In particular, the sense that there is an irreducibly withdrawn (aka unconscious) aspect of history is, when you think it through, immensely powerful and deliciously scary.

At that moment, writing about vegetarianism and poetry was really, really counter-intuitive and actually dangerous to my career. People kept assuming I was simply promoting vegetarianism. The two domains were just so, so far apart in people's minds, it just didn't compute. That was the point.

Nowadays historicism has been diluted to a simple algorithm:

1 .Chose some literature.
2 .Chose some roughly contemporary non-literary phenomenon, such as stamp collecting.
3. Talk about both of them.
4. Publish a book called [Literature] and [Non-literary Phenomenon].
Example: Proust and Stamp Collecting.

1 comment:

Anonymous said...

It was absolutely the best of times. Like taking a break from being chased by Orcs and getting to hang out with the Elves in Rivendell. I had to think Tim had been exaggerating about Rice & Houston, but it's all true, & in spades.

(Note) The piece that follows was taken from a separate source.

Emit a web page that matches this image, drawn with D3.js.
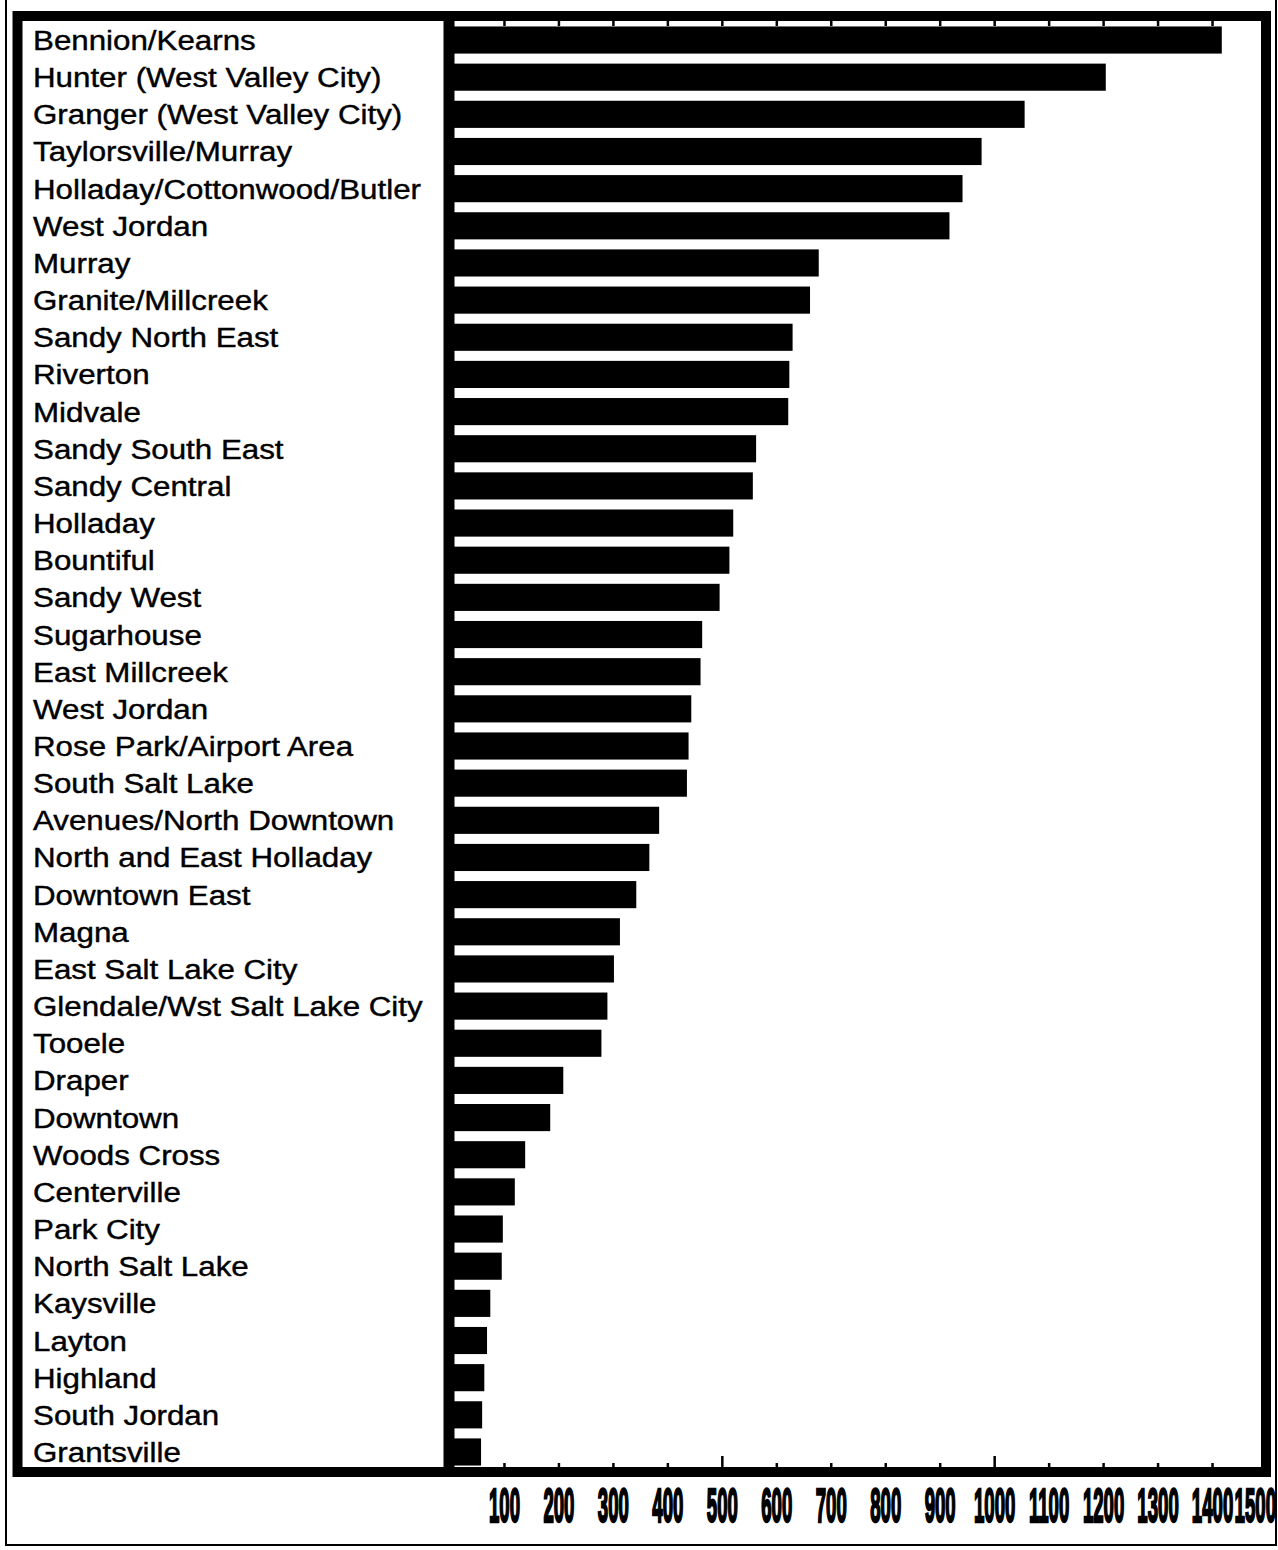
<!DOCTYPE html>
<html>
<head>
<meta charset="utf-8">
<script src="https://cdn.jsdelivr.net/npm/d3@7"></script>
<style>
	body { margin: 0; background: #fff; }
	svg { display: block; }
</style>
</head>
<body>
<svg id="chart" width="1278" height="1550"></svg>
<script>
// Areas, top to bottom, as printed
var areas = [
	"Bennion/Kearns", "Hunter (West Valley City)", "Granger (West Valley City)",
	"Taylorsville/Murray", "Holladay/Cottonwood/Butler", "West Jordan", "Murray",
	"Granite/Millcreek", "Sandy North East", "Riverton", "Midvale", "Sandy South East",
	"Sandy Central", "Holladay", "Bountiful", "Sandy West", "Sugarhouse", "East Millcreek",
	"West Jordan", "Rose Park/Airport Area", "South Salt Lake", "Avenues/North Downtown",
	"North and East Holladay", "Downtown East", "Magna", "East Salt Lake City",
	"Glendale/Wst Salt Lake City", "Tooele", "Draper", "Downtown", "Woods Cross",
	"Centerville", "Park City", "North Salt Lake", "Kaysville", "Layton", "Highland",
	"South Jordan", "Grantsville"
];

// Values
var counts = [
	1417, 1204, 1055, 976, 941, 917, 677, 661, 629, 623, 621, 562, 556, 520, 513,
	495, 463, 460, 443, 438, 435, 384, 366, 342, 312, 301, 289, 278, 208, 184,
	138, 119, 97, 95, 74, 68, 63, 59, 57
];

// Axis ticks
var tickVals = [100, 200, 300, 400, 500, 600, 700, 800, 900, 1000, 1100, 1200, 1300, 1400, 1500];

var chart = {};

chart.draw = () => {
	let svg = d3.select("#chart");

	// Frame geometry
	let frame = {left: 17.5, top: 16, right: 1266, bottom: 1472},
		axisX = 449;

	// Scales
	let x = d3.scaleLinear()
			.domain([0, 1500])
			.range([axisX + 1, 1267]),
		y = d3.scaleBand()
			.domain(d3.range(areas.length))
			.range([frame.top + 6, frame.bottom - 2])
			.paddingInner(0.27)
			.paddingOuter(0.12);

	// Thin outer border
	svg.append("rect")
		.attr("x", 6)
		.attr("y", -5)
		.attr("width", 1270)
		.attr("height", 1550)
		.attr("fill", "none")
		.attr("stroke", "#000")
		.attr("stroke-width", 2);

	// Bars
	svg.append("g")
		.selectAll("rect")
		.data(counts)
		.join("rect")
		.attr("x", x(0))
		.attr("y", (d, i) => y(i))
		.attr("width", (d) => x(d) - x(0))
		.attr("height", y.bandwidth())
		.attr("fill", "#000");

	// Area labels (wide printed face)
	svg.append("g")
		.selectAll("text")
		.data(areas)
		.join("text")
		.attr("transform", (d, i) => "translate(33," + (y(i) + y.bandwidth() / 2 + 10) + ") scale(1.16,1)")
		.style("font-family", "'Liberation Sans', Arial, sans-serif")
		.style("font-size", "27px")
		.attr("fill", "#000")
		.attr("stroke", "#000")
		.attr("stroke-width", 0.4)
		.text((d) => d);

	// Thick frame
	svg.append("rect")
		.attr("x", frame.left)
		.attr("y", frame.top)
		.attr("width", frame.right - frame.left)
		.attr("height", frame.bottom - frame.top)
		.attr("fill", "none")
		.attr("stroke", "#000")
		.attr("stroke-width", 10);

	// Vertical axis bar
	svg.append("line")
		.attr("x1", axisX)
		.attr("x2", axisX)
		.attr("y1", frame.top)
		.attr("y2", frame.bottom)
		.attr("stroke", "#000")
		.attr("stroke-width", 11);

	// Ticks along bottom (up) and top (down)
	let ticks = svg.append("g");
	ticks.selectAll("line.bot")
		.data(tickVals.slice(0, -1))
		.join("line")
		.attr("class", "bot")
		.attr("x1", (d) => x(d))
		.attr("x2", (d) => x(d))
		.attr("y1", frame.bottom - 4)
		.attr("y2", (d) => frame.bottom - (d % 500 == 0 ? 16 : 9))
		.attr("stroke", "#000")
		.attr("stroke-width", 2.5);
	ticks.selectAll("line.top")
		.data(tickVals.slice(0, -1))
		.join("line")
		.attr("class", "top")
		.attr("x1", (d) => x(d))
		.attr("x2", (d) => x(d))
		.attr("y1", frame.top + 4)
		.attr("y2", frame.top + 10)
		.attr("stroke", "#000")
		.attr("stroke-width", 2.5);

	// Tick labels (tall condensed digits); last one squeezed against the edge
	let last = tickVals[tickVals.length - 1];
	svg.append("g")
		.selectAll("text")
		.data(tickVals)
		.join("text")
		.attr("transform", (d) => "translate(" + (d == last ? 1276 : x(d)) + ",1522) scale(0.38,1)")
		.attr("text-anchor", (d) => d == last ? "end" : "middle")
		.style("font-family", "'Liberation Sans', Arial, sans-serif")
		.style("font-weight", "bold")
		.style("font-size", "49px")
		.attr("fill", "#000")
		.attr("stroke", "#000")
		.attr("stroke-width", 2.5)
		.text((d) => d);
}

chart.draw();
</script>
</body>
</html>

Everyone was so utterly brilliant and generous. Annie, Laura & Mallory were amazing at organizing this thing. They sort of reminded me of Norse myth in reverse, as if the Norns (the 3 Fates) had decided for a change to throw a really nice party and make sure everyone was happy. Every presentation was jaw-droppingly fascinating, and then we'd hang out in some courtyard steps in the balmy (for me, anyway; I LOVE that kind of climate) subtropical autumn gloaming late into the night, talking, with cicadas singing & flying squirrels gliding through the live oaks overhead.

OK, y'all win: I'll keep writing. I have to keep things like this happening to me.